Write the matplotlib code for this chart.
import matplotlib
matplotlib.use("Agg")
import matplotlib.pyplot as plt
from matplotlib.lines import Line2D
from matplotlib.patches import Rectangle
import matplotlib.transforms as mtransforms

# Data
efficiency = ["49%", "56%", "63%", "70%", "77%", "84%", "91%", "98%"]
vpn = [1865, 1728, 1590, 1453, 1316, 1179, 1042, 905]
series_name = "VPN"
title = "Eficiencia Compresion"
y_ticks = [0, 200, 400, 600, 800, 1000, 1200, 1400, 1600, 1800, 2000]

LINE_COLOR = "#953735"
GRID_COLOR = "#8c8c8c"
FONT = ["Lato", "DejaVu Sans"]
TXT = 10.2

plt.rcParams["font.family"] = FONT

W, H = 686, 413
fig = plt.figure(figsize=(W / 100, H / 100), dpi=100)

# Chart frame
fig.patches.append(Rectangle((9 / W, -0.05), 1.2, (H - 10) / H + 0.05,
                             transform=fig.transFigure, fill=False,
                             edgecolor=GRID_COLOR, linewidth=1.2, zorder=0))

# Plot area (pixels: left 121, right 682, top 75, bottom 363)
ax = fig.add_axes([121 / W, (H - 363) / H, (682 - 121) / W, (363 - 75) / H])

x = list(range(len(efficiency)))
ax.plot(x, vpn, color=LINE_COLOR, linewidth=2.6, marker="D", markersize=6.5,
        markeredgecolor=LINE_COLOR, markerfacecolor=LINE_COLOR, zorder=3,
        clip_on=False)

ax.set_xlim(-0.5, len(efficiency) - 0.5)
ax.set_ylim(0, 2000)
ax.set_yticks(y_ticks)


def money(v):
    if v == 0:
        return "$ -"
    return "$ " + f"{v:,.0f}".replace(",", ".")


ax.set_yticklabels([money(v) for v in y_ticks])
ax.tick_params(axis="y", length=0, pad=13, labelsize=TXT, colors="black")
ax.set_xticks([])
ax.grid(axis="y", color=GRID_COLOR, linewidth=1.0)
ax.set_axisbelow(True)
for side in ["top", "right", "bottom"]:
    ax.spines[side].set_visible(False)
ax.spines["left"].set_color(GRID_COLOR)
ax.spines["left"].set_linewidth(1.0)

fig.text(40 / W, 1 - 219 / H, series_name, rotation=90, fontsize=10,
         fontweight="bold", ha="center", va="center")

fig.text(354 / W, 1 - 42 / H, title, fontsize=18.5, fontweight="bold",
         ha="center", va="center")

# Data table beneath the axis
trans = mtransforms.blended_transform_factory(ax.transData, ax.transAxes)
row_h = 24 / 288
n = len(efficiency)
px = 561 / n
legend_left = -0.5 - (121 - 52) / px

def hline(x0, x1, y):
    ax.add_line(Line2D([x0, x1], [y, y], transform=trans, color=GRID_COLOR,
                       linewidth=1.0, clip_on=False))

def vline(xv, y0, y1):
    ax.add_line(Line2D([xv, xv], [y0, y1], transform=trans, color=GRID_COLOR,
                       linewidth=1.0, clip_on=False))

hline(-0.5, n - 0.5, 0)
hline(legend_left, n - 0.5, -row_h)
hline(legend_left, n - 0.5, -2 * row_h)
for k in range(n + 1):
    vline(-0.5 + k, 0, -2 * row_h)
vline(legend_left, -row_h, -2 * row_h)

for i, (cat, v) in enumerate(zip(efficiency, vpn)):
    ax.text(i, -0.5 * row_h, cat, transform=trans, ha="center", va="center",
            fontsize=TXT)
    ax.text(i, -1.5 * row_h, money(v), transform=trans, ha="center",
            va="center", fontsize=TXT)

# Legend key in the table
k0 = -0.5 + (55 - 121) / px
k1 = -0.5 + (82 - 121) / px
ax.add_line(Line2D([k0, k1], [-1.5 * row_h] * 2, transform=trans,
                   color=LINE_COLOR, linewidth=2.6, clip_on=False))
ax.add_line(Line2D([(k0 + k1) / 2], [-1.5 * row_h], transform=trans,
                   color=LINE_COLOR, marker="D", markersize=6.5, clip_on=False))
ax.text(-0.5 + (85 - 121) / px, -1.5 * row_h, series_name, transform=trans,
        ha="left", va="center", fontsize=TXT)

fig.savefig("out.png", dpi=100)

## The request
All of the material above needs to be copied exactly.

## Exercise result
Write the matplotlib code for this chart.
import matplotlib
matplotlib.use("Agg")
import matplotlib.pyplot as plt
from matplotlib.lines import Line2D
from matplotlib.patches import Rectangle
import matplotlib.transforms as mtransforms

# Data
efficiency = ["49%", "56%", "63%", "70%", "77%", "84%", "91%", "98%"]
vpn = [1865, 1728, 1590, 1453, 1316, 1179, 1042, 905]
series_name = "VPN"
title = "Eficiencia Compresion"
y_ticks = [0, 200, 400, 600, 800, 1000, 1200, 1400, 1600, 1800, 2000]

LINE_COLOR = "#953735"
GRID_COLOR = "#8c8c8c"
FONT = ["Lato", "DejaVu Sans"]
TXT = 10.2

plt.rcParams["font.family"] = FONT

W, H = 686, 413
fig = plt.figure(figsize=(W / 100, H / 100), dpi=100)

# Chart frame
fig.patches.append(Rectangle((9 / W, -0.05), 1.2, (H - 10) / H + 0.05,
                             transform=fig.transFigure, fill=False,
                             edgecolor=GRID_COLOR, linewidth=1.2, zorder=0))

# Plot area (pixels: left 121, right 682, top 75, bottom 363)
ax = fig.add_axes([121 / W, (H - 363) / H, (682 - 121) / W, (363 - 75) / H])

x = list(range(len(efficiency)))
ax.plot(x, vpn, color=LINE_COLOR, linewidth=2.6, marker="D", markersize=6.5,
        markeredgecolor=LINE_COLOR, markerfacecolor=LINE_COLOR, zorder=3,
        clip_on=False)

ax.set_xlim(-0.5, len(efficiency) - 0.5)
ax.set_ylim(0, 2000)
ax.set_yticks(y_ticks)


def money(v):
    if v == 0:
        return "$ -"
    return "$ " + f"{v:,.0f}".replace(",", ".")


ax.set_yticklabels([money(v) for v in y_ticks])
ax.tick_params(axis="y", length=0, pad=13, labelsize=TXT, colors="black")
ax.set_xticks([])
ax.grid(axis="y", color=GRID_COLOR, linewidth=1.0)
ax.set_axisbelow(True)
for side in ["top", "right", "bottom"]:
    ax.spines[side].set_visible(False)
ax.spines["left"].set_color(GRID_COLOR)
ax.spines["left"].set_linewidth(1.0)

fig.text(40 / W, 1 - 219 / H, series_name, rotation=90, fontsize=10,
         fontweight="bold", ha="center", va="center")

fig.text(354 / W, 1 - 42 / H, title, fontsize=18.5, fontweight="bold",
         ha="center", va="center")

# Data table beneath the axis
trans = mtransforms.blended_transform_factory(ax.transData, ax.transAxes)
row_h = 24 / 288
n = len(efficiency)
px = 561 / n
legend_left = -0.5 - (121 - 52) / px

def hline(x0, x1, y):
    ax.add_line(Line2D([x0, x1], [y, y], transform=trans, color=GRID_COLOR,
                       linewidth=1.0, clip_on=False))

def vline(xv, y0, y1):
    ax.add_line(Line2D([xv, xv], [y0, y1], transform=trans, color=GRID_COLOR,
                       linewidth=1.0, clip_on=False))

hline(-0.5, n - 0.5, 0)
hline(legend_left, n - 0.5, -row_h)
hline(legend_left, n - 0.5, -2 * row_h)
for k in range(n + 1):
    vline(-0.5 + k, 0, -2 * row_h)
vline(legend_left, -row_h, -2 * row_h)

for i, (cat, v) in enumerate(zip(efficiency, vpn)):
    ax.text(i, -0.5 * row_h, cat, transform=trans, ha="center", va="center",
            fontsize=TXT)
    ax.text(i, -1.5 * row_h, money(v), transform=trans, ha="center",
            va="center", fontsize=TXT)

# Legend key in the table
k0 = -0.5 + (55 - 121) / px
k1 = -0.5 + (82 - 121) / px
ax.add_line(Line2D([k0, k1], [-1.5 * row_h] * 2, transform=trans,
                   color=LINE_COLOR, linewidth=2.6, clip_on=False))
ax.add_line(Line2D([(k0 + k1) / 2], [-1.5 * row_h], transform=trans,
                   color=LINE_COLOR, marker="D", markersize=6.5, clip_on=False))
ax.text(-0.5 + (85 - 121) / px, -1.5 * row_h, series_name, transform=trans,
        ha="left", va="center", fontsize=TXT)

fig.savefig("out.png", dpi=100)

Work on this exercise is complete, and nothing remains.